Todo es atractivo en La muerte de Marga Maier, empezando por el título, tan explícito en la aliteración de las emes que el afiche alinea, una sobre otra y en rojo, para destacar el juego, que el artificio parece colocado ahí, a la vista de todos. ¿Quién puede llamarse Marga Maier salvo un personaje, una mujer que fue durante años la guardiana de una estancia casi abandonada por sus dueños y un día aparece asesinada? Y la película efectivamente responde a esa expectativa: antes que apostar por el verosímil, la obra más reciente de Camila Toker se construye abiertamente dentro de ciertas tradiciones como el policial, el noir, más un toque de western, si bien en este último caso el uso del género está indicado más por la música y cierta iconografía, un perfil de la protagonista sosteniendo una escopeta, y a la vez, con un pucho en la boca, además del enfrentamiento con un vecino con respecto a la tierra.
A esa estancia, ubicada en las inmediaciones de Punta Indio, un pueblo de la provincia de Buenos Aires, llega Julia Victorica (Pilar Gamboa), la hija de los dueños que murieron varios años atrás, para reclamar su herencia. Julia se crió en Suiza y se parece poco a una chica de su edad. Es dura, suele taparse los ojos con lentes de sol cada vez que no quiere verse comprometida con una idea o una emoción, y se refiere a la historia familiar con ironía y amargura. No es para menos: la madre murió cuando ella era chica, el padre la mandó a estudiar en Suiza y después se olvidó de ella. De alguna manera y por todo eso, la vuelta de Julia supone una especie de pasaje, de atravesar los fantasmas de otras generaciones hasta las últimas consecuencias. Sobre todo porque el mismo día en que Julia llega a la estancia, el cadáver de Marga Maier sale a la superficie, recuperado por el río.

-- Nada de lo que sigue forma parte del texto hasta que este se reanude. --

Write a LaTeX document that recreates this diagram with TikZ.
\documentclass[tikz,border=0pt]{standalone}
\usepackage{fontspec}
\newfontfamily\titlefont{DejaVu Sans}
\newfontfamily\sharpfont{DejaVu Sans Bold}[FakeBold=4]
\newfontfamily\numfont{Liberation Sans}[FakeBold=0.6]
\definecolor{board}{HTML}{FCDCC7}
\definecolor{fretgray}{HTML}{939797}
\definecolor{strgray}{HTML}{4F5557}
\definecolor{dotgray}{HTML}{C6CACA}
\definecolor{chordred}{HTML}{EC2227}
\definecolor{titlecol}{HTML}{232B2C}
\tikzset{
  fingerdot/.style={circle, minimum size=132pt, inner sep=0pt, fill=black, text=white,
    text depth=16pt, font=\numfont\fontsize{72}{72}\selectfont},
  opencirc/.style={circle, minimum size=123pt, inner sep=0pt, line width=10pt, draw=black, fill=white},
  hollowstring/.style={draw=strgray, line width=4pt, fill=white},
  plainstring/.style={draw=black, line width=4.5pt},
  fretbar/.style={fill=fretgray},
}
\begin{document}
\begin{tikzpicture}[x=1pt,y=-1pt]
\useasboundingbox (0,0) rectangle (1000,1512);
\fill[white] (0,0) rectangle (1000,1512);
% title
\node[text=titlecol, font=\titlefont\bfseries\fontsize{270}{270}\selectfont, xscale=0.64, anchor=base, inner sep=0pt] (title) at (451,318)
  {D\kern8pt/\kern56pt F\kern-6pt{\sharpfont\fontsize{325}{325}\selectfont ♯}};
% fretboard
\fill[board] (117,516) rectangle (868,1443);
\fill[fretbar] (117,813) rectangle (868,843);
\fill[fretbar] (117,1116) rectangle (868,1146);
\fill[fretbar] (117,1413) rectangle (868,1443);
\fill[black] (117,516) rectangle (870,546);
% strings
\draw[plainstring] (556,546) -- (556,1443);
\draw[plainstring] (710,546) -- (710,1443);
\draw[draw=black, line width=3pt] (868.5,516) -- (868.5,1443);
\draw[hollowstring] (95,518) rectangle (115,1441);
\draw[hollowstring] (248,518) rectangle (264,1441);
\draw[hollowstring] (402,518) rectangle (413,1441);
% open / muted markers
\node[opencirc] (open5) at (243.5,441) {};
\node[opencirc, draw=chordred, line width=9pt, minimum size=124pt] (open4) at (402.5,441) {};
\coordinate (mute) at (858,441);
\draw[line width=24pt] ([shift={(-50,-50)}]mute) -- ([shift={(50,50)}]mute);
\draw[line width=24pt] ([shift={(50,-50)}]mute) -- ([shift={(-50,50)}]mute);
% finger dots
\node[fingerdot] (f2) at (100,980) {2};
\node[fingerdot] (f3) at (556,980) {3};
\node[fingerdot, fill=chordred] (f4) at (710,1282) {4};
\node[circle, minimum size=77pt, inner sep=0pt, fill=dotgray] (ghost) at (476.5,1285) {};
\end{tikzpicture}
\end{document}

Ese río, los campos y caminos que lo rodean, son las locaciones perfectas para ambientar una historia que tiene tanto de belleza como de olor maldito. A partir de ese escenario, Camila Toker (que escribió la película junto con Anne Sophie Vignolles) construye un mundo pequeño y novelesco, donde hay un comisario de policía cuya cara parece tallada en piedra por la dureza de años (Alberto Suárez), un vecino estanciero que tiene todo el perfil de un villano (Luis Machín), un encargado de estancia que no es tan tonto como parece (William Prociuk) y la dueña de un boliche (Mirta Busnelli) que es la encargada de narrar las maldiciones de la familia Victorica, y cuya hija (Ana Pauls) parece una especie de oráculo, o una Casandra a la que, por supuesto, no se da mayor crédito.
Alrededor de estos personajes se pone a girar una historia que es, hay que decirlo, mucho más sencilla que todo el suspenso y el imaginario que la película despliega, en ocasiones de un modo bastante forzado. Sobre todo en lo que tiene que ver con la música de Fernando Tur, que es muy buena pero por momentos es el único recurso en remitir al género en secuencias que funcionan más bien como pausas salidas de la galera, antes que fusionarse con la historia. La sensación es de que todos los elementos que participan en la película –en primer lugar los actores y las locaciones, y luego la música– son mejores que el conjunto, dificultado en parte porque la cámara en mano no parece llevarse bien con el suspenso en situaciones de diálogo que requieren miradas, cortes y pausas muy precisas. Así, hay escenas muy logradas, como la de una fiesta nocturna donde todos están disfrazados con máscaras de tela, pero la sensación que deja la película es de algunas secuencias memorables en medio de una narración a la que le cuesta avanzar. La que queda un poco perdida en todo eso es la heroína, que primero se ve envuelta en una red de asesinatos, sexo, seducción y mentiras, pero luego se desdibuja un poco y no está tan claro que se haya transformado tanto como el final quiere mostrar.